I live relatively far from the majority of my closest friends, which makes me sad sometimes. I do see them all as much as possible, but when someone lives 90mins drive away it's a little more tricky to arrange to visit than just popping round for a coffee and a chat after work.
I've been distracting myself from these thoughts a little bit. I've got plenty to fill my time with after all with the allotment, the gym, and there's always someone to chat to on twitter or a blog post to read to distract myself. I sort of feel as though all of these things are separate and that I juggle all of them. Very few of my real-life friends know me on twitter, and not many of them read / know about my blog and I've always tried to keep them separate. I'm not sure why. The other night I was pretty freaked out by the thought of a friend finding my twitter ID and therefore my blog. Like really upset by the thought. But when Sarah asked me what I was scared of, I couldn't think of a decent answer. Are my friends likely to disown me because I write a blog? Because I write a blog which they didn't know about? I'd hope not.
But then I read Jennie's post and it got me thinking. What does it matter? My blog is a little part of the many things which make up who I am.

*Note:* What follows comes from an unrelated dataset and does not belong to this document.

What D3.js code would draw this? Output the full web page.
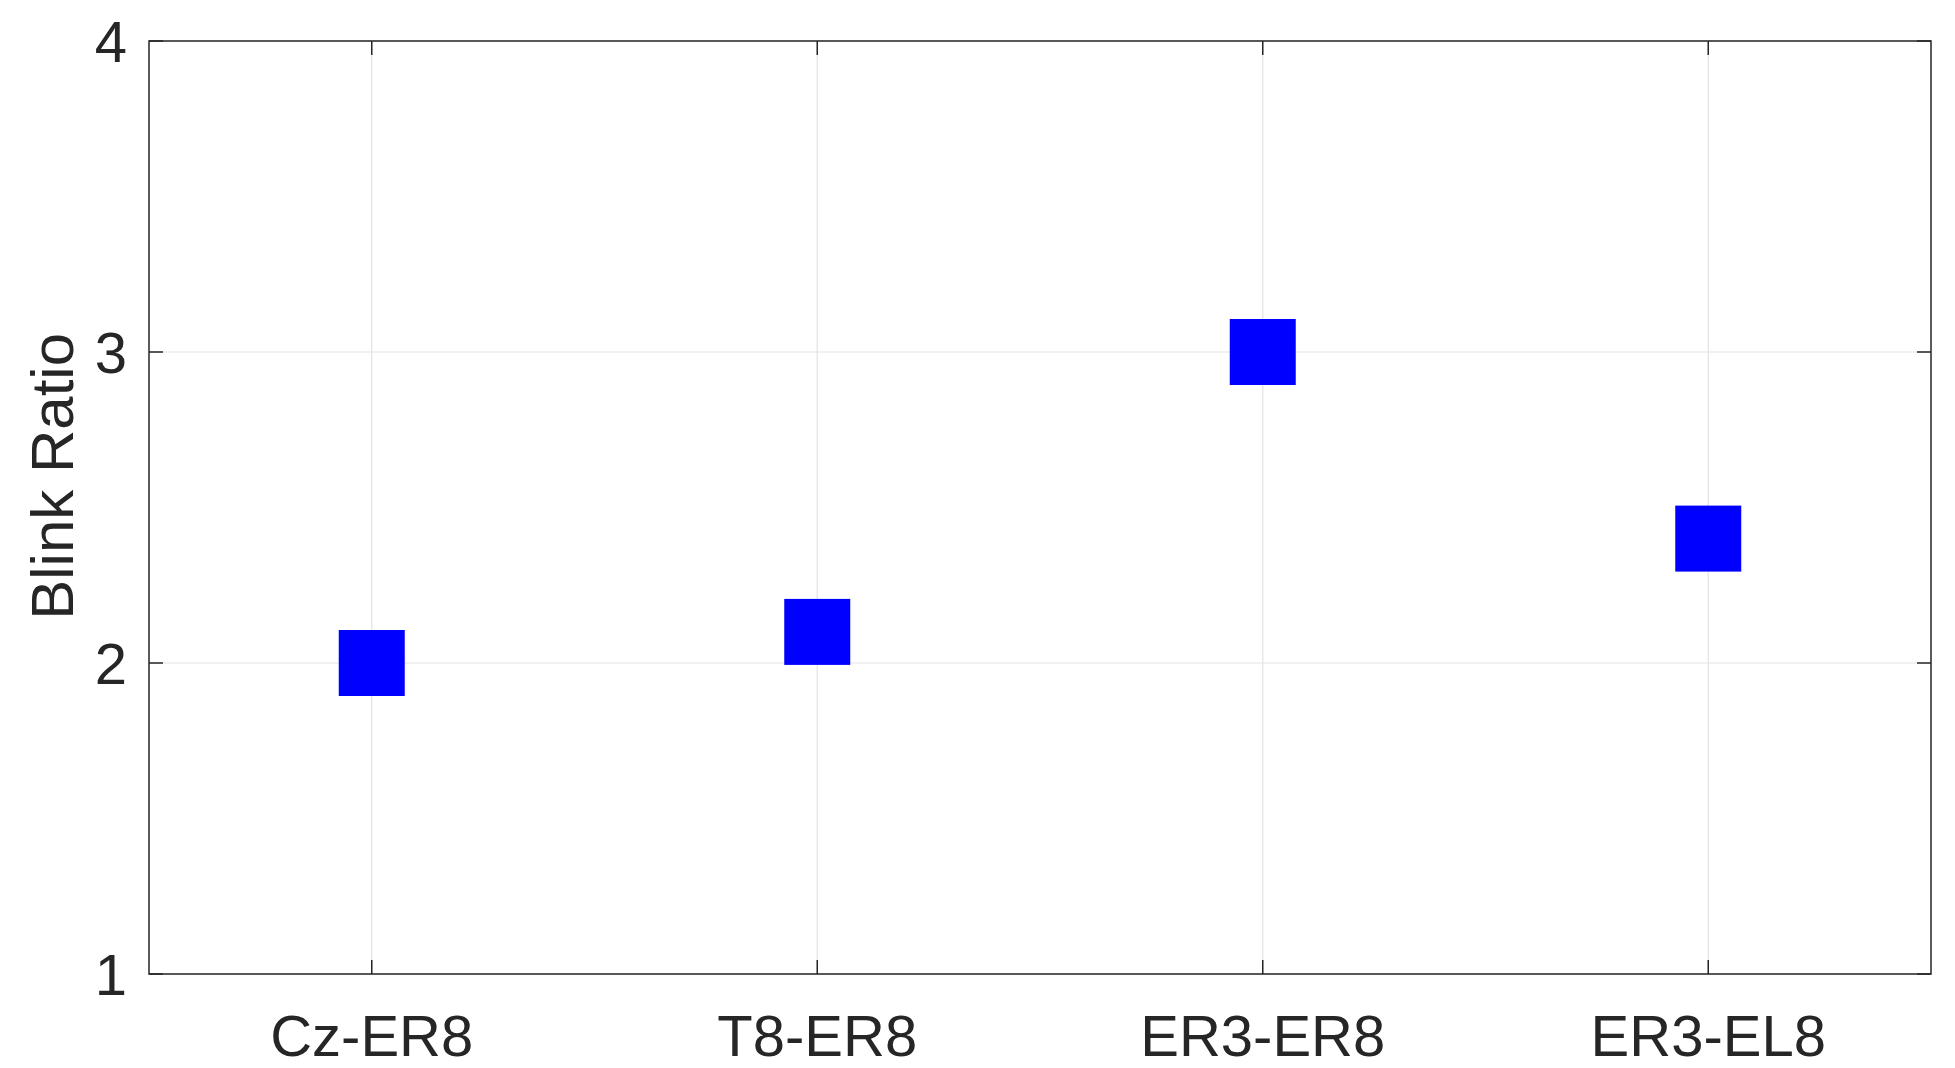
<!DOCTYPE html>
<html>
<head>
<meta charset="utf-8">
<script src="https://cdn.jsdelivr.net/npm/d3@7"></script>
<style>
  body { margin: 0; background: #fff; }
  text { font-family: "Liberation Sans", Arial, sans-serif; fill: #262626; }
</style>
</head>
<body>
<svg width="1955" height="1068"></svg>
<script>
// channel pairs and their blink ratios
const pairs = ['Cz-ER8', 'T8-ER8', 'ER3-ER8', 'ER3-EL8']
const ratios = [2.0, 2.1, 3.0, 2.4]
const yTicks = [1, 2, 3, 4]

const svg = d3.select('svg')
const m = { left: 149, right: 24, top: 41, bottom: 94 }
const w = 1955 - m.left - m.right
const h = 1068 - m.top - m.bottom
const g = svg.append('g').attr('transform', `translate(${m.left},${m.top})`)

const x = d3.scalePoint().domain(pairs).range([0, w]).padding(0.5)
const y = d3.scaleLinear().domain([1, 4]).range([h, 0])

// grid
g.selectAll('.vgrid').data(pairs).join('line')
  .attr('x1', d => x(d)).attr('x2', d => x(d)).attr('y1', 0).attr('y2', h)
  .attr('stroke', '#e3e3e3').attr('stroke-width', 1.2)
g.selectAll('.hgrid').data(yTicks).join('line')
  .attr('y1', d => y(d)).attr('y2', d => y(d)).attr('x1', 0).attr('x2', w)
  .attr('stroke', '#e3e3e3').attr('stroke-width', 1.2)

// box
g.append('rect').attr('width', w).attr('height', h)
  .attr('fill', 'none').attr('stroke', '#262626').attr('stroke-width', 1.5)

// ticks (inside, both sides)
const tk = 14
g.selectAll('.xt').data(pairs).join('path')
  .attr('d', d => `M${x(d)},${h}v${-tk}M${x(d)},0v${tk}`)
  .attr('stroke', '#262626').attr('stroke-width', 1.5)
g.selectAll('.yt').data(yTicks).join('path')
  .attr('d', d => `M0,${y(d)}h${tk}M${w},${y(d)}h${-tk}`)
  .attr('stroke', '#262626').attr('stroke-width', 1.5)

// tick labels
g.selectAll('.xl').data(pairs).join('text')
  .attr('x', d => x(d)).attr('y', h + 82)
  .attr('text-anchor', 'middle').attr('font-size', 58).text(d => d)
g.selectAll('.yl').data(yTicks).join('text')
  .attr('x', -22).attr('y', d => y(d)).attr('dy', '0.36em')
  .attr('text-anchor', 'end').attr('font-size', 58).text(d => d)

// axis label
svg.append('text')
  .attr('transform', `translate(73,${m.top + y(2.6)}) rotate(-90)`)
  .attr('text-anchor', 'middle').attr('font-size', 60).text('Blink Ratio')

// square markers
const s = 66
g.selectAll('.pt').data(ratios).join('rect')
  .attr('x', (d, i) => x(pairs[i]) - s / 2)
  .attr('y', d => y(d) - s / 2)
  .attr('width', s).attr('height', s)
  .attr('fill', '#0000ff')
</script>
</body>
</html>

I share a lot of things on there, in the same way that lots of people share things on other forms of social media, I'm sure. I shouldn't be embarrassed about it, should I? I'm not one of those people who has little business cards made up with the details of it, but everything I post is out there, on the internet, for the world to see and it's not as though I say anything on here which I wouldn't say elsewhere. I suppose it's just that in my everyday life, people would probably just get bored of how much I have to say about shoes. And clothes. And shoes again.
Do you share everything with everyone? Or are there certain parts of your life you don't talk about? I know there are things I don't mention on my blog because they just aren't relevant to it, and whatever happens I still won't talk about the subjects I feel are off-limits. But I'm not ashamed of my blog, so why hide it? If anything, I should be proud of it - I know it's nothing much in the "blogging world" but I have made some lovely friends through it and had some wonderful experiences which I'd not have imagined before.